Flatness of an arc (or circle) determines the number of points needed along the arch to create a visually smooth curve. With things like circular selections, what is really created is a series of straight lines between points. The more points, the more straight lines there are. When the number of points reaches a visual tolerance, the straight paths visually appear to be an arc. However, it is still a series of tiny straight paths.

Some aspects of digital reproduction can not draw curves. Not even one. So the flatness setting is used and determines the number of these points and straight paths needed to draw a curve. Things like laser printers, imagesetters, and other output devices all use a flatness setting to produce visually smooth curves. Photoshop's selection tools use flatness as well.

When you contract a circular selection, you are asking Photoshop to remove points along the arcs. The more you contract, the more points you remove.
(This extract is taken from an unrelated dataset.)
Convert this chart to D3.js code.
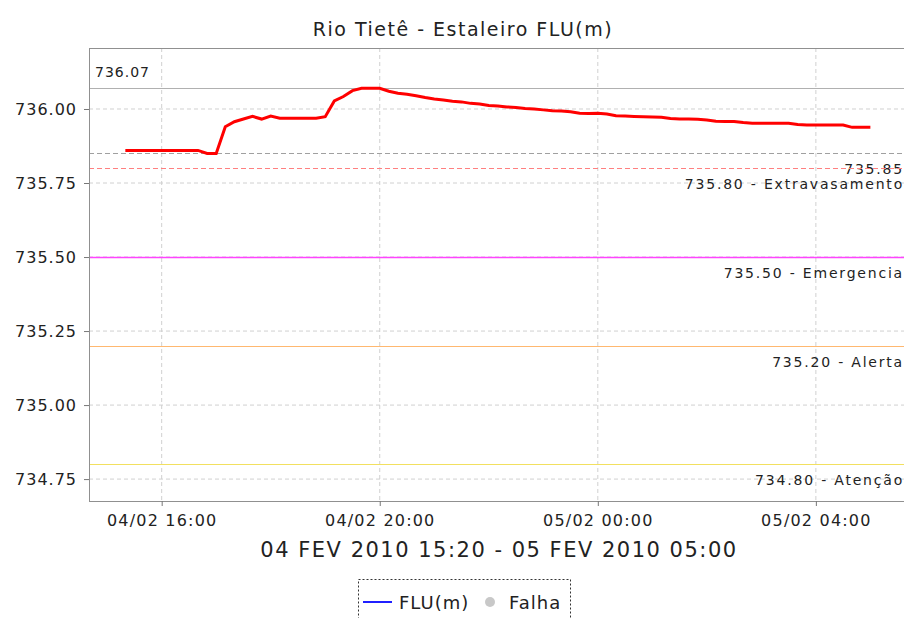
<!DOCTYPE html>
<html>
<head>
<meta charset="utf-8">
<script src="https://cdn.jsdelivr.net/npm/d3@7"></script>
<style>
  body { margin: 0; background: #fff; }
  text { font-family: "DejaVu Sans", sans-serif; fill: #222; }
</style>
</head>
<body>
<div class="canvas"></div>
<script>
// readings every 10 min, 04 FEV 2010 15:20 -> 05 FEV 2010 05:00
const startTime = new Date(2010, 1, 4, 15, 20);
const levels = [
  735.86, 735.86, 735.86, 735.86, 735.86, 735.86, 735.86, 735.86, 735.86, 735.85,
  735.85, 735.94, 735.957, 735.966, 735.975, 735.966, 735.976, 735.969, 735.969, 735.969,
  735.969, 735.969, 735.974, 736.027, 736.042, 736.062, 736.07, 736.07, 736.07, 736.06,
  736.053, 736.05, 736.045, 736.039, 736.034, 736.03, 736.026, 736.024, 736.019, 736.017,
  736.012, 736.01, 736.007, 736.005, 736.002, 736.0, 735.997, 735.994, 735.993, 735.991,
  735.986, 735.985, 735.986, 735.983, 735.977, 735.976, 735.975, 735.974, 735.973, 735.972,
  735.968, 735.966, 735.966, 735.965, 735.963, 735.959, 735.958, 735.958, 735.954, 735.952,
  735.952, 735.952, 735.952, 735.952, 735.948, 735.946, 735.946, 735.946, 735.946, 735.946,
  735.938, 735.938, 735.938
];

const yTicks = [734.75, 735.00, 735.25, 735.50, 735.75, 736.00];
const xTicks = [new Date(2010, 1, 4, 16), new Date(2010, 1, 4, 20), new Date(2010, 1, 5, 0), new Date(2010, 1, 5, 4)];

const markerValues = [736.07, 735.85, 735.80, 735.50, 735.20, 734.80];
const markerLabels = ["736.07", "735.85", "735.80 - Extravasamento", "735.50 - Emergencia", "735.20 - Alerta", "734.80 - Atenção"];
const markerColors = ["#b0b0b0", "#a0a0a0", "#ff8080", "#ff44ff", "#ffb870", "#f2e060"];

const data = levels.map((v, i) => ({t: new Date(startTime.getTime() + i * 600000), v: v}));

const W = 904, H = 618;
const m = {left: 89, top: 48, right: 0, bottom: 117};

const svg = d3.select('.canvas').append('svg')
    .attr('width', W)
    .attr('height', H);

const x = d3.scaleTime()
    .domain([new Date(2010, 1, 4, 14, 40), new Date(2010, 1, 5, 5, 37)])
    .range([m.left, W - m.right]);

const y = d3.scaleLinear()
    .domain([734.676, 736.206])
    .range([H - m.bottom, m.top]);

// grid
svg.append('g').selectAll('line.gy')
  .data(yTicks).enter().append('line')
    .attr('x1', m.left).attr('x2', W)
    .attr('y1', d => y(d)).attr('y2', d => y(d))
    .attr('stroke', '#d0d0d0').attr('stroke-dasharray', '4,3');

svg.append('g').selectAll('line.gx')
  .data(xTicks).enter().append('line')
    .attr('x1', d => x(d)).attr('x2', d => x(d))
    .attr('y1', m.top).attr('y2', H - m.bottom)
    .attr('stroke', '#d0d0d0').attr('stroke-dasharray', '4,3');

// threshold markers
const mk = svg.append('g');
markerValues.forEach((v, i) => {
  mk.append('line')
    .attr('x1', m.left).attr('x2', W)
    .attr('y1', Math.round(y(v)) + 0.5).attr('y2', Math.round(y(v)) + 0.5)
    .attr('stroke', markerColors[i])
    .attr('stroke-width', i == 3 ? 1.6 : 1)
    .attr('stroke-dasharray', (i == 1 || i == 2) ? '5,3' : null);
  const lbl = mk.append('text')
    .attr('font-size', 14)
    .attr('letter-spacing', 1.8)
    .text(markerLabels[i]);
  if (i == 0) {
    lbl.attr('x', m.left + 6).attr('y', y(v) - 11).attr('letter-spacing', 1);
  } else {
    lbl.attr('x', W).attr('y', y(v) + 21).attr('text-anchor', 'end');
  }
});

// series
const line = d3.line()
    .x(d => x(d.t))
    .y(d => y(d.v));

svg.append('path')
    .datum(data)
    .attr('fill', 'none')
    .attr('stroke', '#ff0000')
    .attr('stroke-width', 3)
    .attr('d', line);

// frame
svg.append('rect')
    .attr('x', m.left + 0.5).attr('y', m.top + 0.5)
    .attr('width', W - m.left + 5).attr('height', H - m.bottom - m.top)
    .attr('fill', 'none').attr('stroke', '#909090');

// axes
const yAxis = d3.axisLeft(y)
    .tickValues(yTicks)
    .tickFormat(d3.format('.2f'))
    .tickSize(5).tickSizeOuter(0);

svg.append('g')
    .attr('transform', `translate(${m.left},0)`)
    .call(yAxis)
    .call(g => g.select('.domain').remove())
    .call(g => g.selectAll('line').attr('stroke', '#777'))
    .call(g => g.selectAll('text').attr('font-size', 16).attr('letter-spacing', 1).attr('fill', '#222').attr('font-family', '"DejaVu Sans", sans-serif').attr('dx', -4));

const xAxis = d3.axisBottom(x)
    .tickValues(xTicks)
    .tickFormat(d3.timeFormat('%d/%m %H:%M'))
    .tickSize(5).tickSizeOuter(0);

svg.append('g')
    .attr('transform', `translate(0,${H - m.bottom})`)
    .call(xAxis)
    .call(g => g.select('.domain').remove())
    .call(g => g.selectAll('line').attr('stroke', '#777'))
    .call(g => g.selectAll('text').attr('font-size', 16).attr('letter-spacing', 1.2).attr('fill', '#222').attr('font-family', '"DejaVu Sans Condensed", "DejaVu Sans", sans-serif').attr('dy', '1.05em'));

// titles
svg.append('text')
    .attr('x', 463).attr('y', 36)
    .attr('text-anchor', 'middle')
    .attr('font-size', 19)
    .attr('letter-spacing', 1.5)
    .text('Rio Tietê - Estaleiro FLU(m)');

svg.append('text')
    .attr('x', 499).attr('y', 557)
    .attr('text-anchor', 'middle')
    .attr('font-size', 21)
    .attr('letter-spacing', 1.5)
    .text('04 FEV 2010 15:20 - 05 FEV 2010 05:00');

// legend
const lg = svg.append('g');
lg.append('rect')
    .attr('x', 358.5).attr('y', 579.5)
    .attr('width', 212).attr('height', 50)
    .attr('fill', 'none').attr('stroke', '#333').attr('stroke-dasharray', '2,2');
lg.append('line')
    .attr('x1', 363).attr('x2', 392).attr('y1', 602).attr('y2', 602)
    .attr('stroke', '#2020ff').attr('stroke-width', 2);
lg.append('text')
    .attr('x', 399).attr('y', 609).attr('font-size', 18).attr('letter-spacing', 1)
    .text('FLU(m)');
lg.append('circle')
    .attr('cx', 490).attr('cy', 602).attr('r', 5)
    .attr('fill', '#c8c8c8');
lg.append('text')
    .attr('x', 509).attr('y', 609).attr('font-size', 18).attr('letter-spacing', 1)
    .text('Falha');
</script>
</body>
</html>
Eventually you can remove so many points that the appearance of smooth arcs is lost and you end up with what you see in your example. If there were a direct method for adjusting the flatness settings for Photoshop's tools (there isn't) you could lower the flatness setting and see this effect on all curves, not simply contracted curves.

Many software applications used to have an adjustable flatness preferences. But with the increased performance of software, most flatness adjustments are done directly in the output device or in its settings rather than the applications themselves. It was one of those preferences users didn't fully understand but could absolutely wreak havoc on artwork if it were played with. It was probably best the developers removed those preferences so users can't improperly set them within the applications.
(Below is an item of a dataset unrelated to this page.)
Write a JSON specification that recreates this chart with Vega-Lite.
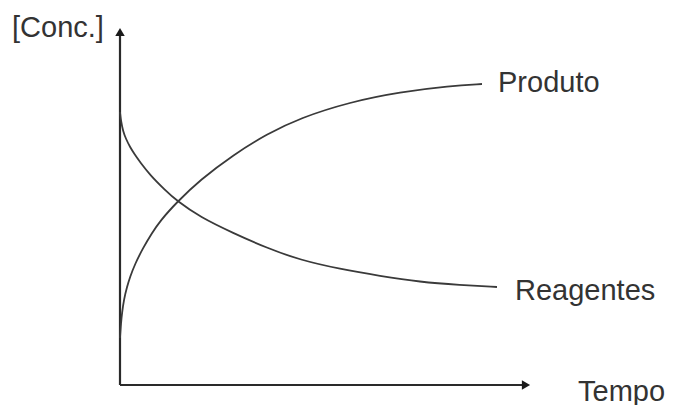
{
  "$schema": "https://vega.github.io/schema/vega-lite/v6.json",
  "width": 412,
  "height": 360,
  "autosize": "none",
  "padding": {"left": 120, "top": 25, "right": 141, "bottom": 20},
  "background": "white",
  "config": {"view": {"stroke": null}},
  "datasets": {
    "curves": [
      {"serie": "Produto", "t": 0, "c": 47},
      {"serie": "Produto", "t": 1, "c": 62},
      {"serie": "Produto", "t": 2, "c": 72},
      {"serie": "Produto", "t": 4, "c": 86},
      {"serie": "Produto", "t": 7, "c": 98},
      {"serie": "Produto", "t": 10, "c": 108},
      {"serie": "Produto", "t": 15, "c": 121},
      {"serie": "Produto", "t": 23, "c": 137},
      {"serie": "Produto", "t": 32, "c": 152},
      {"serie": "Produto", "t": 40, "c": 164},
      {"serie": "Produto", "t": 57, "c": 183},
      {"serie": "Produto", "t": 80, "c": 205},
      {"serie": "Produto", "t": 113, "c": 230},
      {"serie": "Produto", "t": 147, "c": 251},
      {"serie": "Produto", "t": 180, "c": 267},
      {"serie": "Produto", "t": 230, "c": 283},
      {"serie": "Produto", "t": 280, "c": 293},
      {"serie": "Produto", "t": 330, "c": 299},
      {"serie": "Produto", "t": 362, "c": 301},
      {"serie": "Reagentes", "t": 0, "c": 273},
      {"serie": "Reagentes", "t": 1, "c": 264},
      {"serie": "Reagentes", "t": 3, "c": 254},
      {"serie": "Reagentes", "t": 6, "c": 246},
      {"serie": "Reagentes", "t": 10, "c": 238},
      {"serie": "Reagentes", "t": 15, "c": 230},
      {"serie": "Reagentes", "t": 20, "c": 223},
      {"serie": "Reagentes", "t": 30, "c": 210},
      {"serie": "Reagentes", "t": 45, "c": 195},
      {"serie": "Reagentes", "t": 57, "c": 184},
      {"serie": "Reagentes", "t": 80, "c": 168},
      {"serie": "Reagentes", "t": 113, "c": 152},
      {"serie": "Reagentes", "t": 147, "c": 137},
      {"serie": "Reagentes", "t": 180, "c": 125},
      {"serie": "Reagentes", "t": 220, "c": 116},
      {"serie": "Reagentes", "t": 260, "c": 109},
      {"serie": "Reagentes", "t": 300, "c": 103},
      {"serie": "Reagentes", "t": 340, "c": 100},
      {"serie": "Reagentes", "t": 377, "c": 98}
    ],
    "axes": [
      {"eixo": "x", "t": 0, "c": 0, "t2": 404, "c2": 0},
      {"eixo": "y", "t": 0, "c": 0, "t2": 0, "c2": 350}
    ],
    "heads": [
      {"eixo": "x", "t": 406, "c": 0, "forma": "triangle-right"},
      {"eixo": "y", "t": 0, "c": 353, "forma": "triangle-up"}
    ],
    "labels": [
      {"texto": "Produto", "t": 378, "c": 293},
      {"texto": "Reagentes", "t": 395, "c": 85},
      {"texto": "Tempo", "t": 458, "c": -16},
      {"texto": "[Conc.]", "t": -108, "c": 348}
    ]
  },
  "layer": [
    {
      "data": {"name": "axes"},
      "mark": {"type": "rule", "color": "#2a2a2a", "strokeWidth": 2.2, "clip": false},
      "encoding": {
        "x": {"field": "t", "type": "quantitative", "scale": {"domain": [0, 412], "nice": false, "zero": false}, "axis": null},
        "y": {"field": "c", "type": "quantitative", "scale": {"domain": [0, 360], "nice": false, "zero": false}, "axis": null},
        "x2": {"field": "t2"},
        "y2": {"field": "c2"}
      }
    },
    {
      "data": {"name": "heads"},
      "mark": {"type": "point", "filled": true, "color": "#1a1a1a", "size": 90, "opacity": 1, "clip": false},
      "encoding": {
        "x": {"field": "t", "type": "quantitative"},
        "y": {"field": "c", "type": "quantitative"},
        "shape": {"field": "forma", "type": "nominal", "scale": null, "legend": null}
      }
    },
    {
      "data": {"name": "curves"},
      "mark": {"type": "line", "interpolate": "basis", "color": "#3a3a3a", "strokeWidth": 1.8, "clip": false},
      "encoding": {
        "x": {"field": "t", "type": "quantitative"},
        "y": {"field": "c", "type": "quantitative"},
        "detail": {"field": "serie", "type": "nominal"},
        "order": {"field": "t", "type": "quantitative"}
      }
    },
    {
      "data": {"name": "labels"},
      "mark": {"type": "text", "align": "left", "baseline": "alphabetic", "font": "Liberation Sans", "fontSize": 29, "color": "#333333", "clip": false},
      "encoding": {
        "x": {"field": "t", "type": "quantitative"},
        "y": {"field": "c", "type": "quantitative"},
        "text": {"field": "texto", "type": "nominal"}
      }
    }
  ]
}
There is still one area in Photoshop where you can adjust flatness, clipping paths.

clipping path.

Of course, you never want to put a value in that field unless you know the proper flatness setting you need to alter your clipping path. If you do not use a value, then the path uses the output device settings for flatness, which is preferred). On screen, you'll see no visible change when applying a flatness setting. You only see the change upon output, which is why it can be a dangerous setting.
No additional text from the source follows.